Aim of the exercise →
Return each line of the data below exactly, omitting any pictures.

[Start of Data segment]

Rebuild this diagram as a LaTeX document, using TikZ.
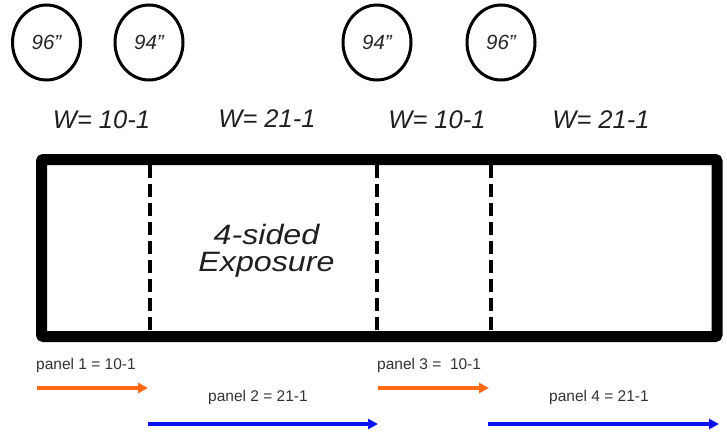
\documentclass[tikz,border=0pt]{standalone}
\usepackage{fontspec}
\setmainfont{Liberation Sans}
\usetikzlibrary{arrows.meta,shapes.geometric}
\definecolor{arrorange}{HTML}{FF6A13}
\definecolor{arrblue}{HTML}{0A14F0}
\definecolor{txtgray}{HTML}{333333}
\tikzset{
  ring/.style={draw=black, line width=3pt, ellipse, minimum width=68pt, minimum height=75pt, inner sep=0pt, font=\itshape\fontsize{20.5}{20}\selectfont, text=black!85},
  wlabel/.style={font=\itshape\fontsize{25.5}{26}\selectfont, text=black!88, inner sep=0pt},
  plabel/.style={font=\fontsize{15.5}{16}\selectfont, text=txtgray, inner sep=0pt, anchor=west},
  divider/.style={line width=4.5pt, dash pattern=on 13pt off 6pt},
  orangearrow/.style={draw=arrorange, line width=3.5pt, -{Triangle[length=10pt,width=10pt]}},
  bluearrow/.style={draw=arrblue, line width=3.5pt, -{Triangle[length=10pt,width=10pt]}}
}
\begin{document}
\begin{tikzpicture}[x=1pt,y=-1pt]
\useasboundingbox (0,0) rectangle (727,434);
% circles
\node[ring] (c1) at (46.5,42.5) {96"};
\node[ring] (c2) at (149,42.5) {94"};
\node[ring] (c3) at (377,42.5) {94"};
\node[ring] (c4) at (501,42.5) {96"};
% W labels
\node[wlabel] (w1) at (101.5,120) {W= 10-1};
\node[wlabel] (w2) at (267,119) {W= 21-1};
\node[wlabel] (w3) at (437,120) {W= 10-1};
\node[wlabel] (w4) at (601,120) {W= 21-1};
% main box
\draw[line width=11pt, rounded corners=2pt] (41.5,159.5) rectangle (717,336.5);
% dividers
\coordinate (d1t) at (150,165); \coordinate (d1b) at (150,331);
\coordinate (d2t) at (377,165); \coordinate (d2b) at (377,331);
\coordinate (d3t) at (491,165); \coordinate (d3b) at (491,331);
\draw[divider] (d1t) -- (d1b);
\draw[divider] (d2t) -- (d2b);
\draw[divider] (d3t) -- (d3b);
% center text
\node[font=\itshape\fontsize{28}{27}\selectfont, align=center, inner sep=0pt, text=black!88, xscale=1.15, transform shape] (expo) at (266.5,251) {4-sided\\Exposure};
% panel labels
\node[plabel] (p1) at (36,365) {panel 1 = 10-1};
\node[plabel] (p2) at (208,397) {panel 2 = 21-1};
\node[plabel] (p3) at (377,365) {panel 3 = \ 10-1};
\node[plabel] (p4) at (549,397) {panel 4 = 21-1};
% arrows
\coordinate (a1s) at (37,388); \coordinate (a1e) at (148,388);
\coordinate (a2s) at (148,424); \coordinate (a2e) at (378,424);
\coordinate (a3s) at (378,388); \coordinate (a3e) at (489,388);
\coordinate (a4s) at (488,424); \coordinate (a4e) at (719,424);
\draw[orangearrow] (a1s) -- (a1e);
\draw[bluearrow] (a2s) -- (a2e);
\draw[orangearrow] (a3s) -- (a3e);
\draw[bluearrow] (a4s) -- (a4e);
\end{tikzpicture}
\end{document}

[End of Data segment]

Written answer →
Rebuild this diagram as a LaTeX document, using TikZ.
\documentclass[tikz,border=0pt]{standalone}
\usepackage{fontspec}
\setmainfont{Liberation Sans}
\usetikzlibrary{arrows.meta,shapes.geometric}
\definecolor{arrorange}{HTML}{FF6A13}
\definecolor{arrblue}{HTML}{0A14F0}
\definecolor{txtgray}{HTML}{333333}
\tikzset{
  ring/.style={draw=black, line width=3pt, ellipse, minimum width=68pt, minimum height=75pt, inner sep=0pt, font=\itshape\fontsize{20.5}{20}\selectfont, text=black!85},
  wlabel/.style={font=\itshape\fontsize{25.5}{26}\selectfont, text=black!88, inner sep=0pt},
  plabel/.style={font=\fontsize{15.5}{16}\selectfont, text=txtgray, inner sep=0pt, anchor=west},
  divider/.style={line width=4.5pt, dash pattern=on 13pt off 6pt},
  orangearrow/.style={draw=arrorange, line width=3.5pt, -{Triangle[length=10pt,width=10pt]}},
  bluearrow/.style={draw=arrblue, line width=3.5pt, -{Triangle[length=10pt,width=10pt]}}
}
\begin{document}
\begin{tikzpicture}[x=1pt,y=-1pt]
\useasboundingbox (0,0) rectangle (727,434);
% circles
\node[ring] (c1) at (46.5,42.5) {96"};
\node[ring] (c2) at (149,42.5) {94"};
\node[ring] (c3) at (377,42.5) {94"};
\node[ring] (c4) at (501,42.5) {96"};
% W labels
\node[wlabel] (w1) at (101.5,120) {W= 10-1};
\node[wlabel] (w2) at (267,119) {W= 21-1};
\node[wlabel] (w3) at (437,120) {W= 10-1};
\node[wlabel] (w4) at (601,120) {W= 21-1};
% main box
\draw[line width=11pt, rounded corners=2pt] (41.5,159.5) rectangle (717,336.5);
% dividers
\coordinate (d1t) at (150,165); \coordinate (d1b) at (150,331);
\coordinate (d2t) at (377,165); \coordinate (d2b) at (377,331);
\coordinate (d3t) at (491,165); \coordinate (d3b) at (491,331);
\draw[divider] (d1t) -- (d1b);
\draw[divider] (d2t) -- (d2b);
\draw[divider] (d3t) -- (d3b);
% center text
\node[font=\itshape\fontsize{28}{27}\selectfont, align=center, inner sep=0pt, text=black!88, xscale=1.15, transform shape] (expo) at (266.5,251) {4-sided\\Exposure};
% panel labels
\node[plabel] (p1) at (36,365) {panel 1 = 10-1};
\node[plabel] (p2) at (208,397) {panel 2 = 21-1};
\node[plabel] (p3) at (377,365) {panel 3 = \ 10-1};
\node[plabel] (p4) at (549,397) {panel 4 = 21-1};
% arrows
\coordinate (a1s) at (37,388); \coordinate (a1e) at (148,388);
\coordinate (a2s) at (148,424); \coordinate (a2e) at (378,424);
\coordinate (a3s) at (378,388); \coordinate (a3e) at (489,388);
\coordinate (a4s) at (488,424); \coordinate (a4e) at (719,424);
\draw[orangearrow] (a1s) -- (a1e);
\draw[bluearrow] (a2s) -- (a2e);
\draw[orangearrow] (a3s) -- (a3e);
\draw[bluearrow] (a4s) -- (a4e);
\end{tikzpicture}
\end{document}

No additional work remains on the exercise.